The Promise to Contain
There is no culture without vessels. Fired clay rose as a small wall that, for the first time, stopped the passage of water, of grain, of wine. In that gesture another awareness was born: that time itself could be kept, even if only for a few more hours.
Long before it was an ornament, the vase embodied that impulse to preserve. Perhaps that is why it does not always need to be filled. It can remain empty for years—on a table, in a corner, on a shelf. Its emptiness is the promise of containment, and that is enough. It is not a static emptiness: it gathers what happens around it—conversations, dust, insects, humidity, air—and becomes a small cave within the domestic space, a silent witness to the life unfolding nearby.
Look closely at its surface and it reveals traces of routine: water, mold, dried petals, crazed glaze, eroded rims, birthday ribbons, or the attempt to erase all signs with meticulous cleaning. Each mark is a minimal inscription of lived time, a rhythm rarely named yet sustaining the memory of a house. Sometimes it also holds the imprint of an event: it is given as a gift on special occasions, its form forever linked to a memory.
Olga Prisakaru recalls clients who waited months for a particular piece, convinced that only that form could hold their memory—a journey, a reunion, a loss.
Few forms have accompanied humanity with such persistence as the vase. From Neolithic clay jars in the Near East, to the amphorae of classical Greece, to the ceremonial vessels of medieval Japan, the silhouette endures: a narrow neck, a body that expands, a base that supports.
More than a utensil, it became an archetype.

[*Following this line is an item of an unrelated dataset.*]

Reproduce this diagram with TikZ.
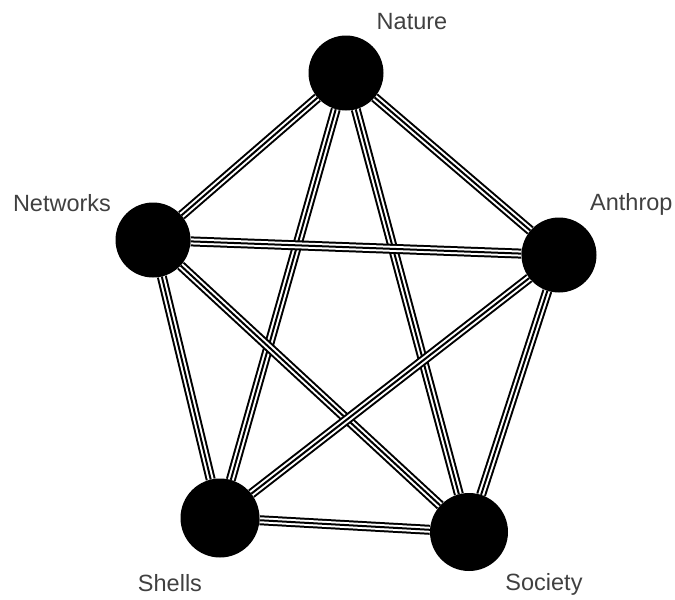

Vases also inhabit the deepest layers of our consciousness. It was an amphora—Pandora’s fabled vessel—from which, legend says, all evils escaped, leaving only hope at the bottom. Over time, the story was mistranslated and reshaped: what was once a great ceramic jar became the “Pandora’s box” of modern languages.
The materials that shaped this silhouette have varied. Clay and ceramics preserve the intimacy of the human gesture; glass, more fragile and demanding to mold, shone for centuries in palaces and vitrines, a sign of prestige that easily erased the traces of the artisan’s hand.
Today, some pieces reinterpret those ancient gestures of clay in glass, preserving the irregularity of the hand: curves, fissures, variations of color. Objects that continue to inhabit domestic life, absorbing the histories that form around them, ready to recount them one day—quietly, in our place.